United Kingdom International Search and Rescue Team (UK-ISAR) is a search and rescue team from the United Kingdom that responds to humanitarian accidents or disasters on behalf of the UK Government. The current team structure is classified by the United Nations as a ‘Heavy USAR Team’ (urban Search and Rescue) under the International Search and Rescue Advisory Group (INSARAG) guidelines.

Membership 
UK-ISAR was founded in 1993, and now consists of volunteers from 15 fire and rescue services (FRSs). Each service contributes personnel and equipment when requested.

The current FRSs that provide UK-ISAR volunteers include:

 Merseyside Fire and Rescue Service Search and Rescue Team
Greater Manchester Fire and Rescue Service
 Cheshire Fire and Rescue Service
Hampshire & Isle of Wight Fire and Rescue Service
Kent Fire and Rescue Service
Leicestershire Fire and Rescue Service
Lincolnshire Fire & Rescue
London Fire Brigade
 Scottish Fire and Rescue Service
 South Wales Fire & Rescue Service
 Mid & West Wales Fire & Rescue Service
 West Midlands Fire Service

Capabilities 

In line with United Nations guidelines, the entire national team are packed and ready to deploy to an affected country within 10 hours of an official request for assistance.

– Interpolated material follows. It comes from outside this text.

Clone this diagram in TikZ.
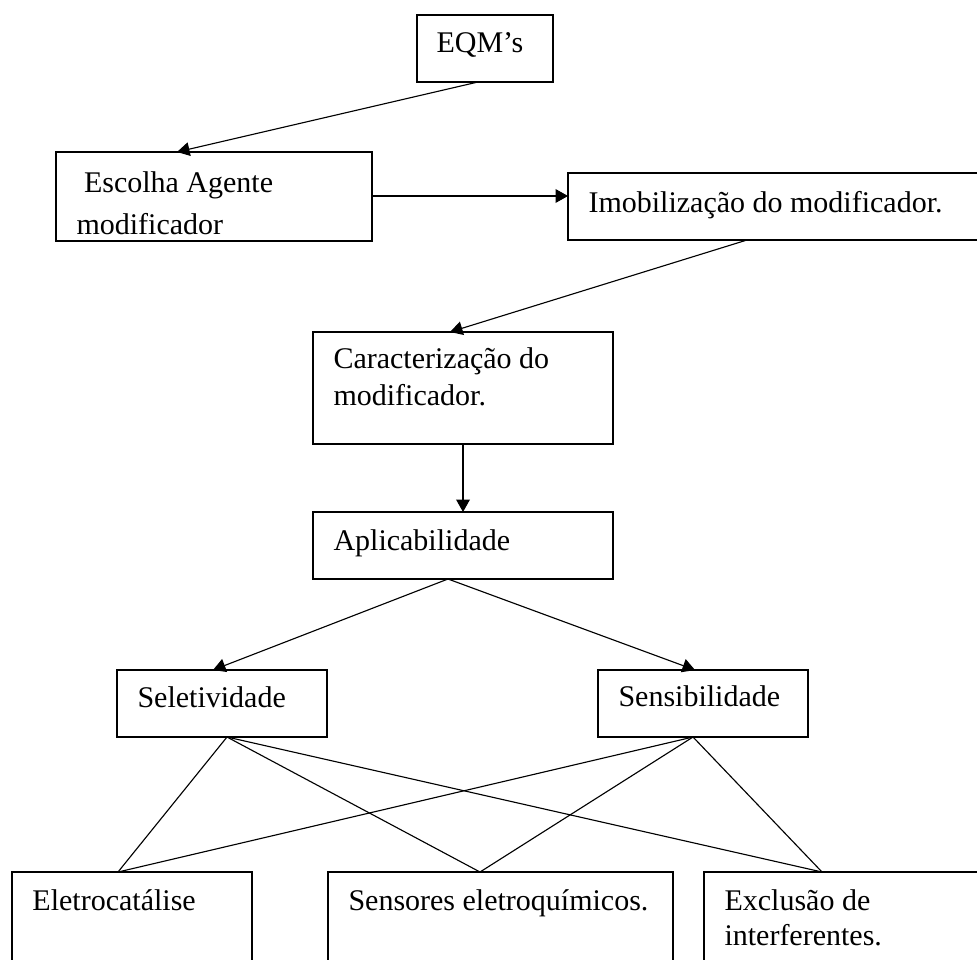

In addition to search and rescue operations, UK-ISAR support the UK Emergency Medical Team with logistical expertise for their bases when they are deployed.

Previous deployments 

Over the last 25 years the team has successfully carried out search, rescue and relief missions in  Iraq, Turkey, Algeria, Pakistan, India, Iran, Mozambique, Indonesia, Haiti, New Zealand, Japan, Bosnia and Nepal. Members have also attended many international training exercises including Poland, Italy, USA, and Germany.